▶ _Available data_:
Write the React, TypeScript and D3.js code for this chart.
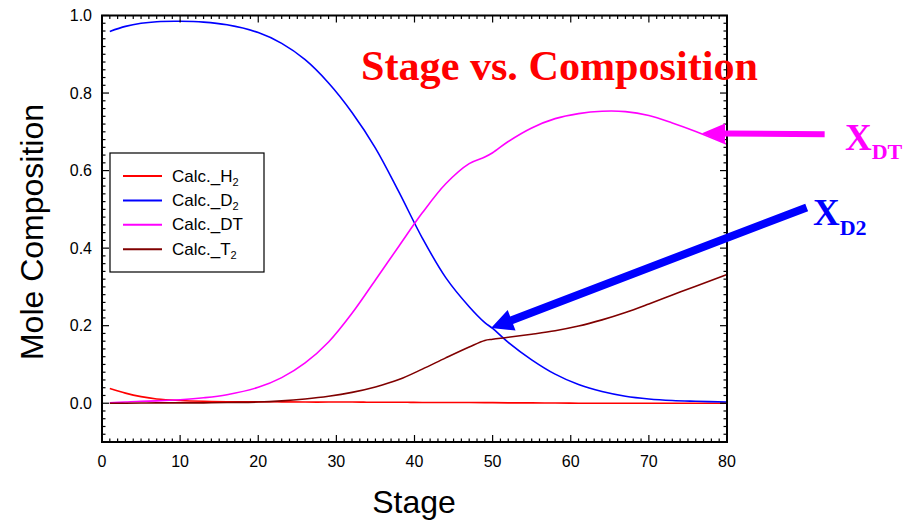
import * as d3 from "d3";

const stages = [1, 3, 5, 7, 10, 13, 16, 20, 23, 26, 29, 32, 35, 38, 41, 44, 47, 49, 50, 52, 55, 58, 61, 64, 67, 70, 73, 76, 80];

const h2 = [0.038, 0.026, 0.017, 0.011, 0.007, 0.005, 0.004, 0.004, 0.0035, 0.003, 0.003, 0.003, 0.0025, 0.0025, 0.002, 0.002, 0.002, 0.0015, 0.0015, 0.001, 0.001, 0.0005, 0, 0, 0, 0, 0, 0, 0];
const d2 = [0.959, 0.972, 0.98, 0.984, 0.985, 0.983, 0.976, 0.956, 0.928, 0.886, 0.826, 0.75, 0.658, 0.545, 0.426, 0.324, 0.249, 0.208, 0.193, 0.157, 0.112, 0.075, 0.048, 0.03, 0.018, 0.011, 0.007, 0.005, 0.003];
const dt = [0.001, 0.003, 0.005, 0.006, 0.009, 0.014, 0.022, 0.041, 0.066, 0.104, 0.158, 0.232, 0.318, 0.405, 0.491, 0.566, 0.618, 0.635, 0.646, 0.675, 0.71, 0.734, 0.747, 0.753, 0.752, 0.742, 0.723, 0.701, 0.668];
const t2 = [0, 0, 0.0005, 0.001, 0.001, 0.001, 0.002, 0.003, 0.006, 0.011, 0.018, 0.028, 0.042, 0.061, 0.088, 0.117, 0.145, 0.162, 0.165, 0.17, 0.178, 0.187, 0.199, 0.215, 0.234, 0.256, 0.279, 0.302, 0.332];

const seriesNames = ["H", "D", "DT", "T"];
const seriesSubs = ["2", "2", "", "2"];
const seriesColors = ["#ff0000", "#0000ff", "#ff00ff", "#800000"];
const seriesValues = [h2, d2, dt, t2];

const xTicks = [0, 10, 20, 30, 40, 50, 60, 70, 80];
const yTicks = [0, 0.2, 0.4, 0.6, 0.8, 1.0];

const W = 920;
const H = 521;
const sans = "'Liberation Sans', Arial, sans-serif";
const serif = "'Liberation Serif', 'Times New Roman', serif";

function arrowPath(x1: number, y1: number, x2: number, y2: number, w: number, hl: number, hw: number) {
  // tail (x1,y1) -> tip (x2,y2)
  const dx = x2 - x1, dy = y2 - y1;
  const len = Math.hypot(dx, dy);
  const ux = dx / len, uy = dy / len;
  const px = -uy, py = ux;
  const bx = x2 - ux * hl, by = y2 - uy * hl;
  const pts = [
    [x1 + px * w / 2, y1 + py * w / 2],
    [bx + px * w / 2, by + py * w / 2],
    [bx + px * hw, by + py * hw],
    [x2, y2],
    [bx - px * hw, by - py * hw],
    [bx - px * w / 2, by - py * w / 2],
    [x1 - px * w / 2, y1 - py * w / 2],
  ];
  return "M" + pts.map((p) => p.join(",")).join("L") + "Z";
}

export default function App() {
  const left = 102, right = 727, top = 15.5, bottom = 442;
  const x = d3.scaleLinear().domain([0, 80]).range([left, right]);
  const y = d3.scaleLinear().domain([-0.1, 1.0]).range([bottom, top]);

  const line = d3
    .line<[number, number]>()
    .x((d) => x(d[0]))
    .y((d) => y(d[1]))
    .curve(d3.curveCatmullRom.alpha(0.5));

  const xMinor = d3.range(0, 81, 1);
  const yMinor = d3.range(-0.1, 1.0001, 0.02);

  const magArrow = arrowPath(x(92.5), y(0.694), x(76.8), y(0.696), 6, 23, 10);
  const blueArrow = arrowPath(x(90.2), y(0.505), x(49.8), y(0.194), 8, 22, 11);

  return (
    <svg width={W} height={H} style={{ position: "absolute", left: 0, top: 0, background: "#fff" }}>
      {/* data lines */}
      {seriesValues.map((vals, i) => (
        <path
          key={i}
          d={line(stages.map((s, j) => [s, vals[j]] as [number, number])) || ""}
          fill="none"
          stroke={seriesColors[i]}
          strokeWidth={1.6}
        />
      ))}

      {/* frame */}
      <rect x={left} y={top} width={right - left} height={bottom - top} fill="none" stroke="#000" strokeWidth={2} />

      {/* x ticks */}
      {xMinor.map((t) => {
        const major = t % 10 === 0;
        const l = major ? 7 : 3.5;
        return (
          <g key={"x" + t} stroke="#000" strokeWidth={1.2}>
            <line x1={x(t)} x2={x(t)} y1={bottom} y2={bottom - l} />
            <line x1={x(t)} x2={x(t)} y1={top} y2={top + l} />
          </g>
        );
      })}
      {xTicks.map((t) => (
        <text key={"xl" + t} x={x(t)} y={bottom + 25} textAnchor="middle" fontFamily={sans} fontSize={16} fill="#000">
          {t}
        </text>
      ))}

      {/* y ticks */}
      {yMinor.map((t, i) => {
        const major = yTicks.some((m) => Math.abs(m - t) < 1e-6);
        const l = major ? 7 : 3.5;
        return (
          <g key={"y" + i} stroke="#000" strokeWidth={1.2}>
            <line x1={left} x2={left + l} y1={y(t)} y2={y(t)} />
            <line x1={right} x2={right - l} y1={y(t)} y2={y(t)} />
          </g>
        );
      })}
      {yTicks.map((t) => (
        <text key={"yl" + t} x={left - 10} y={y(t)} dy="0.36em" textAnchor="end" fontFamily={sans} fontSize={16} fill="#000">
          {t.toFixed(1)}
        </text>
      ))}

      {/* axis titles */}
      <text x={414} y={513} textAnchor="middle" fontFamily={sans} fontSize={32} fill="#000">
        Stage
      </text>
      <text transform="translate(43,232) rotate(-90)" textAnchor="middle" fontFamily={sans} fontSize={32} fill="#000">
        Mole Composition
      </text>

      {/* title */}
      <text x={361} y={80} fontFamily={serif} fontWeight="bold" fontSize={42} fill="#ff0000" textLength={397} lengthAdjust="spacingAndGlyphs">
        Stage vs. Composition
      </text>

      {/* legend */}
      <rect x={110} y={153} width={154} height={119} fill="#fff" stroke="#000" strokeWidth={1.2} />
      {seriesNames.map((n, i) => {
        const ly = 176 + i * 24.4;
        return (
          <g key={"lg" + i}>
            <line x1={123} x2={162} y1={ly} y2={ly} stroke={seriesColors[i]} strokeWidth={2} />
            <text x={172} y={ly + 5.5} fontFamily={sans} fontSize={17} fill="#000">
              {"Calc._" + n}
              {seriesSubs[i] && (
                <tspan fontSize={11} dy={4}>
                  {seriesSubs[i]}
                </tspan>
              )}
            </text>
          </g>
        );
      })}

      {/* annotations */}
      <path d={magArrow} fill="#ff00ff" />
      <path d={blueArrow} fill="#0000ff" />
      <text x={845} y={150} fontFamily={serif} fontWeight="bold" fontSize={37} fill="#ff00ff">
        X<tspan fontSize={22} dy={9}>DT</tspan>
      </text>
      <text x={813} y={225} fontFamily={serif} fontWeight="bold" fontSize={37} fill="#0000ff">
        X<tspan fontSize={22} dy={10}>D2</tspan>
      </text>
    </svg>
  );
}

▶ _Direction_: Starting at the first line of the material, output exactly the lines up to and including the one with "73, 76, 80];". Do not include the pictures.

▶ _Output below_:
Write the React, TypeScript and D3.js code for this chart.
import * as d3 from "d3";

const stages = [1, 3, 5, 7, 10, 13, 16, 20, 23, 26, 29, 32, 35, 38, 41, 44, 47, 49, 50, 52, 55, 58, 61, 64, 67, 70, 73, 76, 80];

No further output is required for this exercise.